Obama's team made the coldhearted calculation to stay neutral in the Argentine standoff, thus seeming to condone the menace to dearly held British interests and citizens.


I say: It seems to me the Obama Administration has been coldhearted to Britain from the get go.

To blame it on the KSM waterboarding issue seems silly to me, given that Obama has taken active steps to prosecute members of the Bush Administration for using waterboarding.

I don't understand the perspective of this article.

Maybe you could help me.

It could be, simply, that the man who wrote this is not actually following American politics well enough to know what Obama has actually done.

Ray Boyd said...

Well, I don't agree with him about the so called "torture". Seems to me that a little mild discomfort inflicted on an Islamic terrorist - from which he will recover - is preferable to hundreds of people killed due to same Islamic terrorist having his way.

What he is saying is forget the special relationship, it doesn't exist with Obama in power.

What I say is pull British troops out of Afghanistan and redeploy them in the Falklands together with more navy and airforce because we have the whole of South America against us.

Ray Boyd said...

That first comment is trash.

Pastorius said...

Ray,
Then, you and I are in absolute agreement. I agree with you about the torture.
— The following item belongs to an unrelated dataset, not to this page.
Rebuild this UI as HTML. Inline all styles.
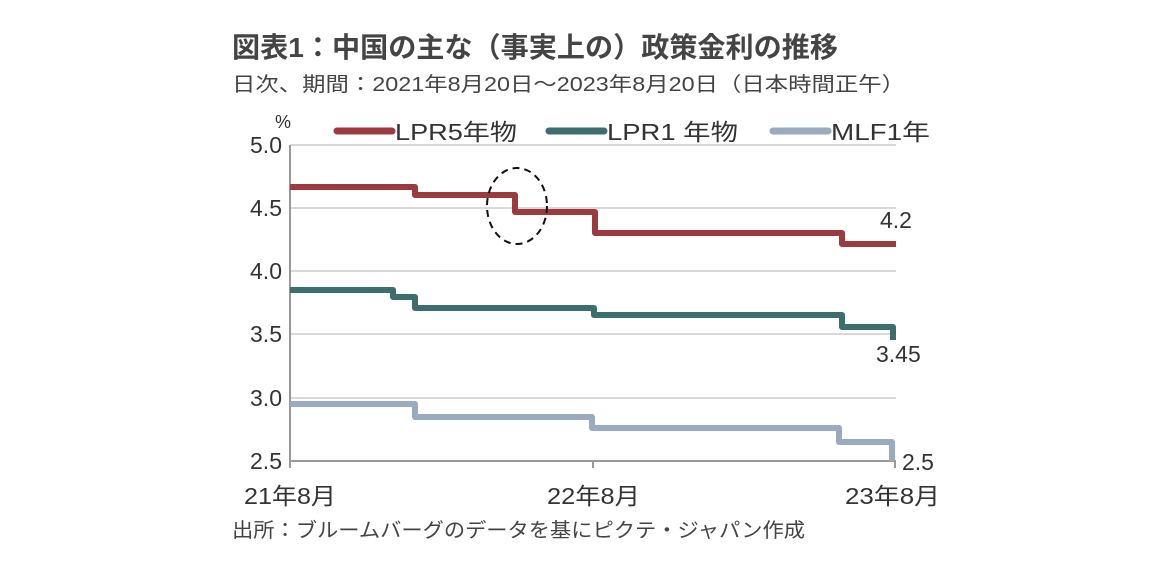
<!DOCTYPE html>
<html><head><meta charset="utf-8"><style>
body{margin:0;background:#fff;}
svg text{font-family:"Liberation Sans","Noto Sans CJK JP",sans-serif;fill:#333;}
</style></head><body>
<svg width="1152" height="577" viewBox="0 0 1152 577" xmlns="http://www.w3.org/2000/svg">
<text x="232" y="57" font-size="28" font-weight="bold" textLength="606" lengthAdjust="spacingAndGlyphs" style="fill:#444">図表1：中国の主な（事実上の）政策金利の推移</text>
<text x="232" y="91" font-size="20" textLength="673" lengthAdjust="spacingAndGlyphs" style="fill:#444">日次、期間：2021年8月20日～2023年8月20日（日本時間正午）</text>
<g stroke="#d9d9d9" stroke-width="2">
<line x1="290" y1="145" x2="896" y2="145"/><line x1="290" y1="208" x2="896" y2="208"/>
<line x1="290" y1="271" x2="896" y2="271"/><line x1="290" y1="334" x2="896" y2="334"/>
<line x1="290" y1="398" x2="896" y2="398"/>
</g>
<line x1="290" y1="145" x2="290" y2="468" stroke="#999" stroke-width="2"/>
<line x1="290" y1="461" x2="896" y2="461" stroke="#999" stroke-width="2"/>
<line x1="593" y1="461" x2="593" y2="468" stroke="#999" stroke-width="2"/>
<line x1="895" y1="461" x2="895" y2="468" stroke="#999" stroke-width="2"/>
<g font-size="23" text-anchor="end">
<text x="282" y="153">5.0</text><text x="282" y="216">4.5</text><text x="282" y="279">4.0</text>
<text x="282" y="342">3.5</text><text x="282" y="406">3.0</text><text x="282" y="469">2.5</text>
</g>
<text x="275" y="128" font-size="18">%</text>
<g font-size="23">
<text x="244" y="504" textLength="92" lengthAdjust="spacingAndGlyphs">21年8月</text>
<text x="547" y="504" textLength="93" lengthAdjust="spacingAndGlyphs">22年8月</text>
<text x="845" y="504" textLength="95" lengthAdjust="spacingAndGlyphs">23年8月</text>
</g>
<g fill="none" stroke-width="6" stroke-linejoin="round">
<path stroke="#9b3b40" d="M290 187H415V195H515V212H595V233H842V244H896"/>
<path stroke="#3d6e6e" d="M290 290H393V297H415V308H594V315H842V327H893V340"/>
<path stroke="#9aaabf" d="M290 404H415V417H592V428H839V442H892V461"/>
</g>
<ellipse cx="517" cy="206" rx="30" ry="38" fill="none" stroke="#111" stroke-width="2" stroke-dasharray="7,5"/>
<text x="880" y="228" font-size="23">4.2</text>
<text x="876" y="362" font-size="23">3.45</text>
<text x="902" y="470" font-size="23">2.5</text>
<g stroke-width="7" stroke-linecap="round">
<line x1="337" y1="131" x2="392" y2="131" stroke="#9b3b40"/>
<line x1="549" y1="131" x2="604" y2="131" stroke="#3d6e6e"/>
<line x1="773" y1="131" x2="828" y2="131" stroke="#9aaabf"/>
</g>
<g font-size="23">
<text x="395" y="140" textLength="122" lengthAdjust="spacingAndGlyphs">LPR5年物</text>
<text x="607" y="140" textLength="131" lengthAdjust="spacingAndGlyphs">LPR1 年物</text>
<text x="831" y="140" textLength="99" lengthAdjust="spacingAndGlyphs">MLF1年</text>
</g>
<text x="232" y="537" font-size="20" textLength="573" lengthAdjust="spacingAndGlyphs" style="fill:#444">出所：ブルームバーグのデータを基にピクテ・ジャパン作成</text>
</svg>
</body></html>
I agree about Obama. And, I agree that Britain ought to treat the US the way Obama treats the UK.

Simple as that.

Pastorius said...

It's like a chick. She bitches and bitches, you leave her, and then she realizes what she is missing.

I think Britain ought to do that to the US.

Maybe, just maybe the citizens of America will figure it out.

It would be a lonely world for us without Britain, Australia, Canada, Ireland, etc.

We don't have other friends. Everyone else is an ally of convenience, a la France, at best.